Well, we know now how that turned out. But the idea that tax cuts increase revenue continued to be part of the Republican Party’s talking points. (Senate Majority Leader Bill Frist in February, 2006: “Many people in Washington have long known a dirty little secret about tax-cut measures: When done right, they actually result in more money for the government.”

To be precise: Tax cuts create economic growth, so a planned reduction of $1 in government revenue through a tax cut will actually be less than $1 because of the offsetting impact of the growth. On this, economists agree.

That is different, very different, from saying a planned reduction of $1 in government revenue through a tax cut will be eliminated, and actually turn to a positive, because of the impact of the growth.

“While serious economists are divided on the question of whether and under what circumstances tax cuts are good for the economy, there is no such debate on the question of whether tax cuts pay for themselves,” the left-leaning Center on Budget and Policy Priorities said in 2006. “Economists from across the political spectrum reject the latter assertion.”

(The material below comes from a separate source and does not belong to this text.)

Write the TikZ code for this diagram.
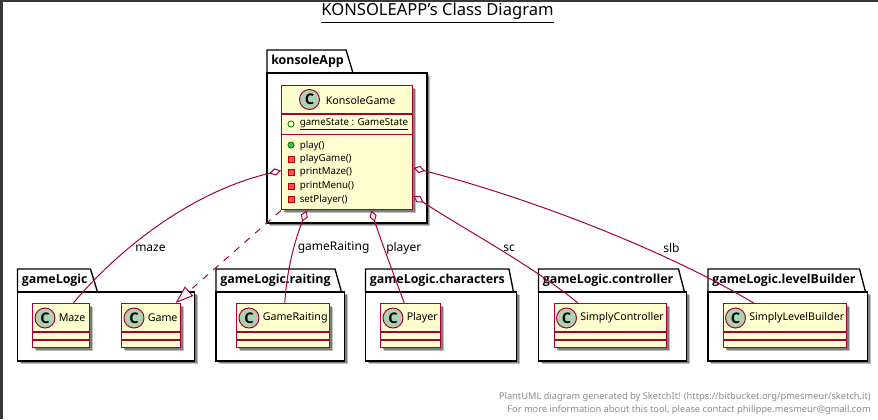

The Center on Budget and Policy Priorities was able to cite statements from Gregory Mankiw and Glenn Hubbard, two of the chairmen of the Council of Economic Advisers during the Bush administration, rejecting the theory.

Quotes the Center: In Dr. Mankiw’s 1998 textbook “Principles of Economics,” he said there is “no credible evidence” that “tax revenues … rise in the face of lower tax rates” and compared those who say that tax cuts can pay for themselves to a “snake oil salesman trying to sell a miracle cure.”

A perfect description, sadly, of economic policy on the campaign trail.